At the time, slavery was still legal in France, so Hemings had no legal right to resist Jefferson. Still, having no other alternative, evidence suggests she did negotiate with Jefferson for her children's freedom as a pregnant teenager in France. While Jefferson never formally freed Sally, he did ultimately emancipate each of their enslaved children. In the 1830 Census, Sally described herself as a "free Mulatto," in 1826, likely because Jefferson permitted her to live with two of her adult children, who were free and passed for white. Notably, Jefferson did not free any other nuclear family he enslaved. One of his children, Harriet Hemings, who was working as a wool spinner, "ran away" when she was twenty-one years old in 1822, moved to Washington, D.C., "where she started a family and passed into white society as a free woman." Notably, Jefferson did not pursue her capture.

I give them their freedom. and I humbly and earnestly request of the legislature of Virginia a confirmation of the bequest of freedom to these servants, with permission to remain in this state where their families and connections are, as an additional instance of the favor, of which I have recieved so many other manifestations, in the course of my life, and for which I now give them my last, solemn, and dutiful thanks. — Thomas Jefferson’s Last Will and Testament

"Mistress" and "Concubine" obscure the nature of their relationship.

Typically, the term "mistress" is used to describe an extramarital affair. Still, when we consider the lack of evidence of consent in this relationship, this terminology is incredibly offensive to Black women deprived of the freedom to consent. There is more evidence that Sally Hemings did not want a sexual relationship with Jefferson, for instance, her son suggesting she initially declined to leave France with Jefferson, than the contrary. There are no love letters between the pair, no emancipation papers, no effort to leave her property or empower her. Yet, the term "mistress" makes it seem like Thomas Jefferson and Sally Hemings were in love. In-kind, "concubine" often refers to a woman having an extramarital relationship with a man and notably has a lower status than his wife.
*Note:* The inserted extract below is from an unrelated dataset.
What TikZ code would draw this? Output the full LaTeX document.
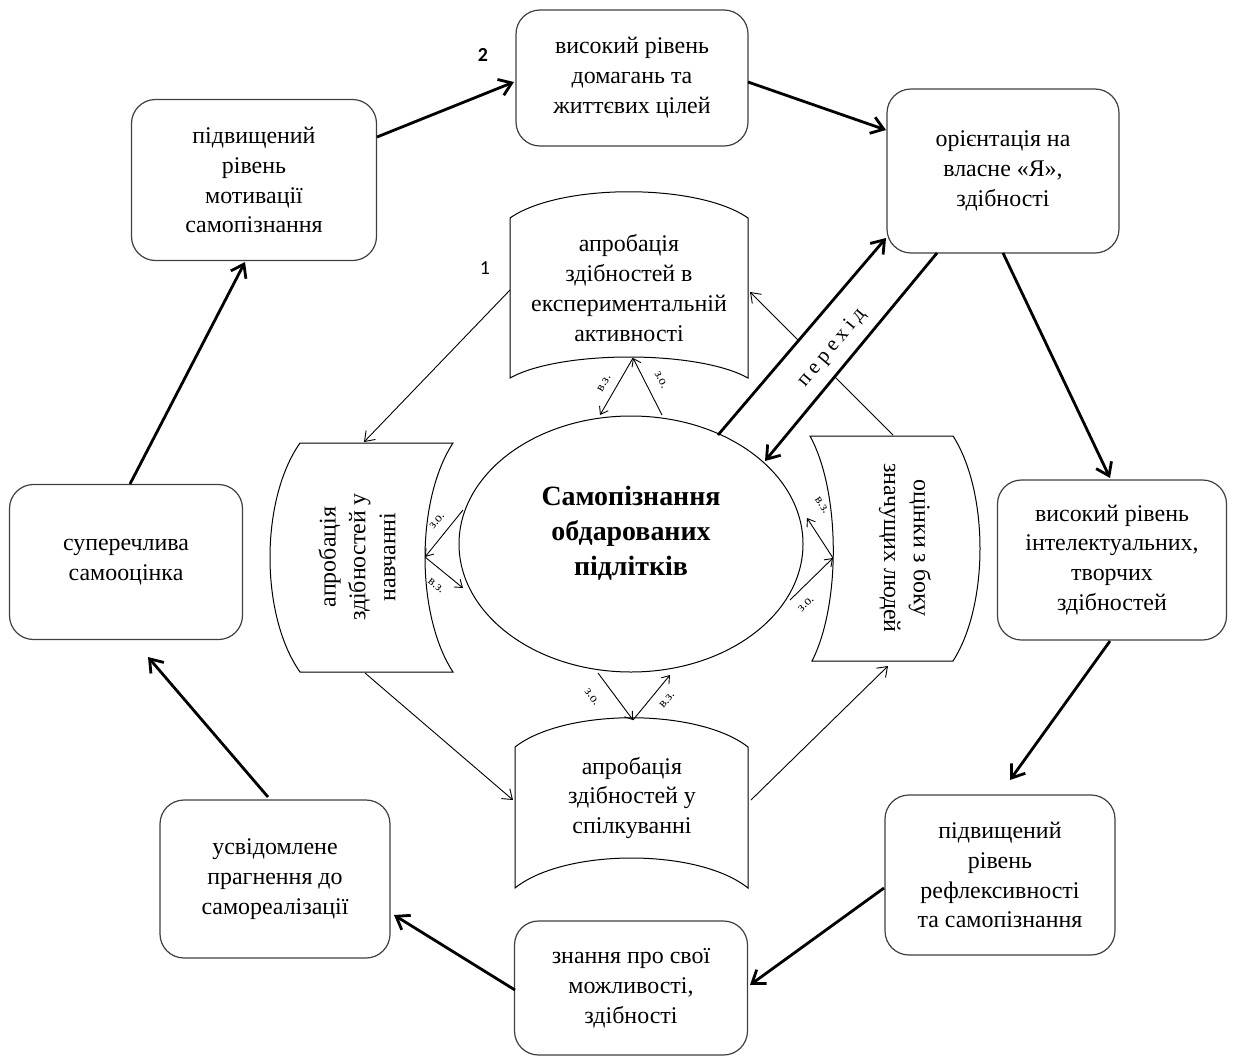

While Hemings did have a lower rank than Jefferson's White wife, who died before their relationship began, this status was forced upon her. It's not as if she proudly self-identified as Jeffeson's concubine, mistress, or sidepiece, so why are some historians so attached to this outdated terminology?

Throughout his life, Jefferson owned six hundred human beings, many of whom lived on his Monticello plantation. While he could have easily pursued a White woman to remarry after his wife died or to have a relationship with, he chose to pursue Sally Hemings, a teenager whom he enslaved. As lofty as the ideas Jefferson shared about democracy were, we cannot sweep his ideas about race and his exploitation of Black women under the table to create a more pleasing narrative for some Americans. Thomas Jefferson described Black people as "domestic animals," and to reiterate, he never decided to emancipate Sally Hemings. Keeping her enslaved was a choice and not one a lover would make.

Many Americans want to hide the true nature of the relationship between Sally Hemings and Thomas Jefferson because it exposes the habitual sexual exploitation and rape of Black women by White slave owners. However, we must face our history, no matter how twisted. After all, many Black descendants of Thomas Jefferson are here today as a result of his relationship with Sally Hemings. How, then, can so many Americans deny history, as if closing our eyes changes reality? With all due respect to past historians, Sally Heminngs should not be referred to as Jeffersons' "mistress" or "concubine" because this is not a role she chose for herself. Only once a Black woman is truly free to consent is a relationship rooted in love and mutual desire. Anything short of that is sexual exploitation.